# CSC 301.01, Class 32: Sets and union-find

Overview

• Preliminaries
• Notes and news
• Upcoming work
• Extra credit
• Questions
• Data structure design, revisited
• The union-find structure
• Analyzing union find
• Improving union-find

### News / Etc.

• I expect that most upper-level CS classes will fill this semester. You help the department better consider stress points and how to address them if you register earlier, rather than later.
• Prof. French noted that Kruskal’s algorithm serves as second purpose: It allows you to count the number of conntected components in a graph.
• The due date of Exam 2 has been pushed to Friday.

### Upcoming work

• Exam 2 due Friday at 4:00 p.m.
• Read Skiena 6.1-6.4 for Wednesday (or Friday).

• CS Table, Tomorrow
• Convocation Thursday at 11 a.m. in JRC 101. “Work’s Provocative Future: Which Graduates Will Thrive?”

### Extra credit (Peer)

• Pub-Free Quiz: Math/Stats, Wednesday
• Swim meet, Saturday
• Orchestra Saturday at 2pm in Sebring Lewis

### Other good things

• “The First Time I Walked on the Moon”. Thursday 7:30, Friday 7:30, Saturday 2:00, Saturday 7:30, Sunday 2:00.
• Fresh Flutes Thursday
• Voice recitals Friday at 4:15 (Henderson) and 7:00 (Manuel)
• Women’s Basketball vs. Emmaus Wed at 5:00 p.m.
• Men’s Basketball vs. Emmaus Wed at 7:00 p.m.

### Questions

How do I do part c of problem 3? (That is, how do I determine the final value based on the initial values, given that things are random?)
A good invariant will help.
Should we prove the invarant correct
A good argument suffices.
Does pseudocode suffice for the online algorithm?
Psuedocode is fine. But you do need to argue that it’s O(n).
A description is also fine. But you do need to argue that it’s O(n).
For problem 4: Are v and u already in the graph?
Maybe. At least one is. You may suppose wlog that v is in the graph.
“wlog” = “without loss of generality”
Does that mean we need to check if it’s already in the graph?
It seems so.
Can we use existing algorithms and their running time?
Certainly.
Can we use the Web site that builds red-black trees for you?
Yes, if you cite it.
But you might want to build them yourself, first.
Do we have to prove that our solution to #4 is correct?
No.
Do we have an in-class final?
Yes.
I have two in-class finals that day. Will you find another time?
Yes.
When is our final?
Wednesday at 9am!
Next Wednesday?
No. Wednesday of finals week.

Suppose we have a program that requires us to deal with sets.

• What goes in the set interface? (Alternately: What operations do you want as you deal with sets?)

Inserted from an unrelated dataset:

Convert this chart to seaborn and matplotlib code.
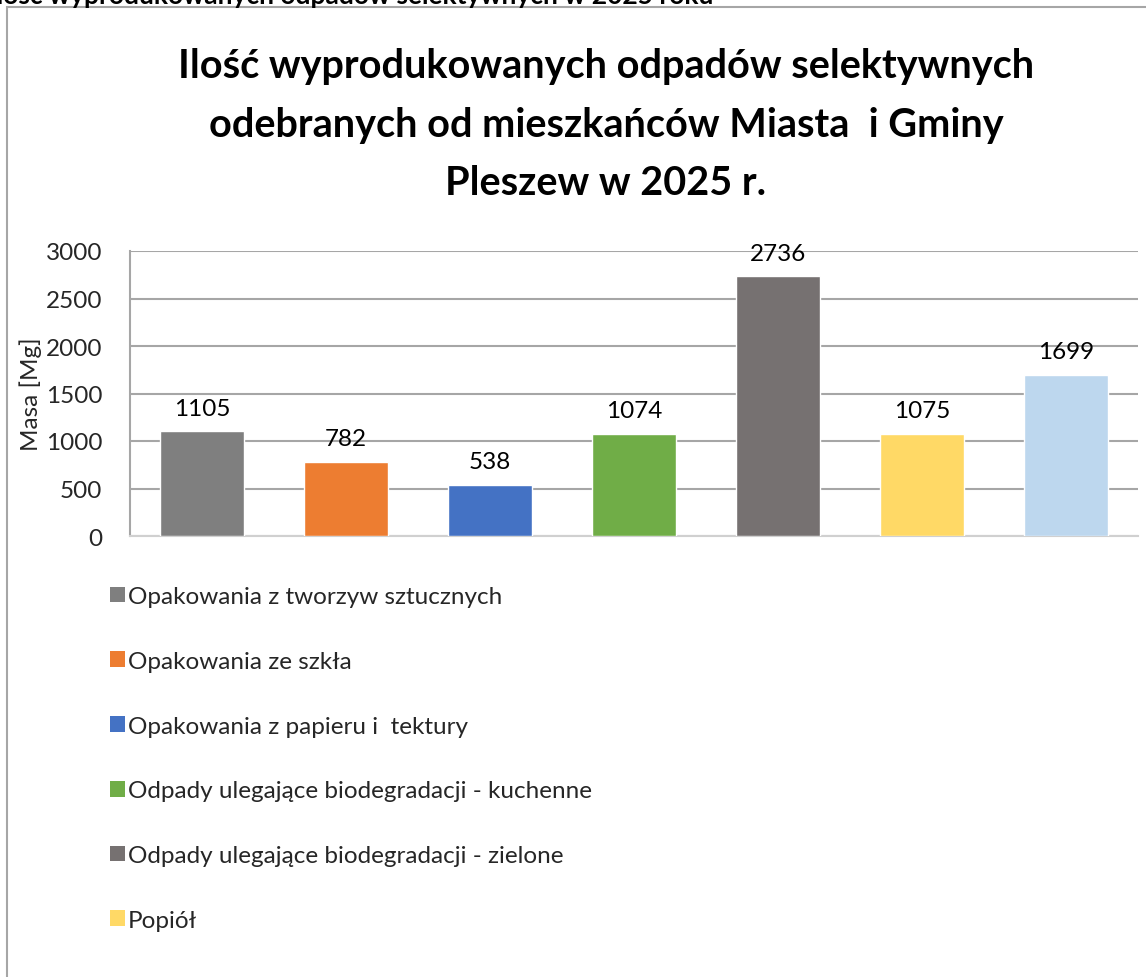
import matplotlib
matplotlib.use("Agg")
import matplotlib.pyplot as plt
import seaborn as sns
from matplotlib.patches import Rectangle, Patch

# data
categories = [
    "Opakowania z tworzyw sztucznych",
    "Opakowania ze szkła",
    "Opakowania z papieru i  tektury",
    "Odpady ulegające biodegradacji - kuchenne",
    "Odpady ulegające biodegradacji - zielone",
    "Popiół",
    "Odpady wielkogabarytowe",
]
values = [1105, 782, 538, 1074, 2736, 1075, 1699]
colors = ["#7f7f7f", "#ed7d31", "#4472c4", "#70ad47", "#767171", "#ffd966", "#bdd7ee"]
yticks = [0, 500, 1000, 1500, 2000, 2500, 3000]
n_legend_visible = 6  # the last legend entry falls below the picture in the reference

title = "Ilość wyprodukowanych odpadów selektywnych\nodebranych od mieszkańców Miasta  i Gminy\nPleszew w 2025 r."
top_caption = "Ilość wyprodukowanych odpadów selektywnych w 2025 roku"

sns.set_theme(style="white")
plt.rcParams["font.family"] = ["Lato", "DejaVu Sans"]

W, H = 1146, 978
fig = plt.figure(figsize=(W / 100, H / 100), dpi=100)

# outer chart frame, partly cut by the image edge
fig.patches.append(Rectangle((7 / W, -0.05), 1.2, 1 - 8 / H + 0.05, transform=fig.transFigure,
                             fill=False, edgecolor="#a6a6a6", linewidth=1.5))

# cropped caption above the frame
fig.text(713 / W, 1 - 4 / H, top_caption, ha="right", va="baseline",
         fontsize=19, fontweight="bold", color="black")

ax = fig.add_axes([130 / W, 1 - 537 / H, (1138 - 130) / W, (537 - 252) / H])

sns.barplot(x=categories, y=values, hue=categories, palette=colors, width=0.58,
            dodge=False, legend=False, saturation=1, ax=ax, zorder=3)

ax.set_ylim(0, 3000)
ax.set_xlim(-0.5, len(categories) - 0.5)
ax.set_yticks(yticks)
ax.set_yticklabels([str(t) for t in yticks], fontsize=17.5)
ax.set_xticks([])
ax.set_xlabel("")
ax.set_ylabel("Masa [Mg]", fontsize=17.5)
ax.yaxis.set_label_coords(-0.087, 0.5)
ax.tick_params(axis="y", length=0, pad=20)
ax.grid(axis="y", color="#a6a6a6", linewidth=1.5, zorder=0)
ax.set_axisbelow(True)
for side in ["top", "right"]:
    ax.spines[side].set_visible(False)
ax.spines["left"].set_color("#a6a6a6")
ax.spines["left"].set_linewidth(1.5)
ax.spines["bottom"].set_color("#d0d0d0")
ax.spines["bottom"].set_linewidth(1.5)

for i, v in enumerate(values):
    ax.annotate(str(v), (i, v), xytext=(0, 9), textcoords="offset points",
                ha="center", va="bottom", fontsize=17.5, color="black")

fig.text(606 / W, 1 - 48 / H, title, ha="center", va="top", fontsize=28.5,
         fontweight="bold", linespacing=1.72, color="black")

handles = [Patch(facecolor=c, edgecolor="none") for c in colors]
fig.legend(handles[:n_legend_visible], categories[:n_legend_visible], loc="upper left",
           bbox_to_anchor=(110 / W, 1 - 587 / H),
           frameon=False, fontsize=17.5, handlelength=0.62, handleheight=0.62,
           handletextpad=0.12, labelspacing=1.8, borderaxespad=0, borderpad=0)

fig.savefig("out.png", dpi=100)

• set.add!(value) or set.add(value) => set
• set.remove!(value) or set.remove(value) => set
• set.contains?(value) => boolean
• set.union!(set) or set.union(set) => set
• set.intersect!(set) or set.intersect(set) => set
• set.subtract!(set) or set.subtract(set) => set
• set.disjunction!(set) or set.disjunction(set) => set
• set.filter(proc) => set
• set.subsetOf?(set) => boolean
• set.reduce(binproc) => val
• set.map(proc) => set
• set.product(set) => set
• set.iterate(proc) or set.iterator() => Iterator.

## Data structure design, revisited

• Sometimes it’s better to focus on the particular things you need for a particular task, rather than the “kitchen sink” approach.
• We will look at a small set of operations and consider how to implement them efficiently.
• SetOfSets.set-of-one(val)
• SetOfSets.union!(set,set)
• SetOfSets.find-set(val)
• Assume that each value can only be in one set.
• Note: We will use find-set primarily to determine if two values are in the same set.

What strategies might you use?

• “hash tables”
• “trees”

Examples

• Values a, b, c, d, e,f are all in separate sets.
• We union the {a} and {b} sets, giving us {a,b}
• We union the {a,b} and {c} sets, giving us {a,b,c}
• We union the {d} and {e} sets, giving us {d,e}
• We union the {a,b,c} and {d,e} sets, giving us {a,b,c,d,e}
• We union the {a,b,c,d,e} and {f} sets, giving us {a,b,c,d,e,f}

## The union-find structure

• Represent each set as a directed graph: An upside-down tree. Children point to parents.
• The root is the representative element (what we get from find-set)
• How do we keep the tree shallow?
• When unioning two trees, have the root of the smaller one point to the root of the bigger one.
• Our height will never be bigger than log(n).
• So we now have union is O(1) and find is O(logn)
• union could be O(logn) if we need to find the root
• Keep the size in each tree so that we know which is smaller
• Note: This is really helpful for Kruskal’s, which repeatedly asks if an edge joins two different components

## Improving union-find

• Whenver you run find, update the links from every element along the way.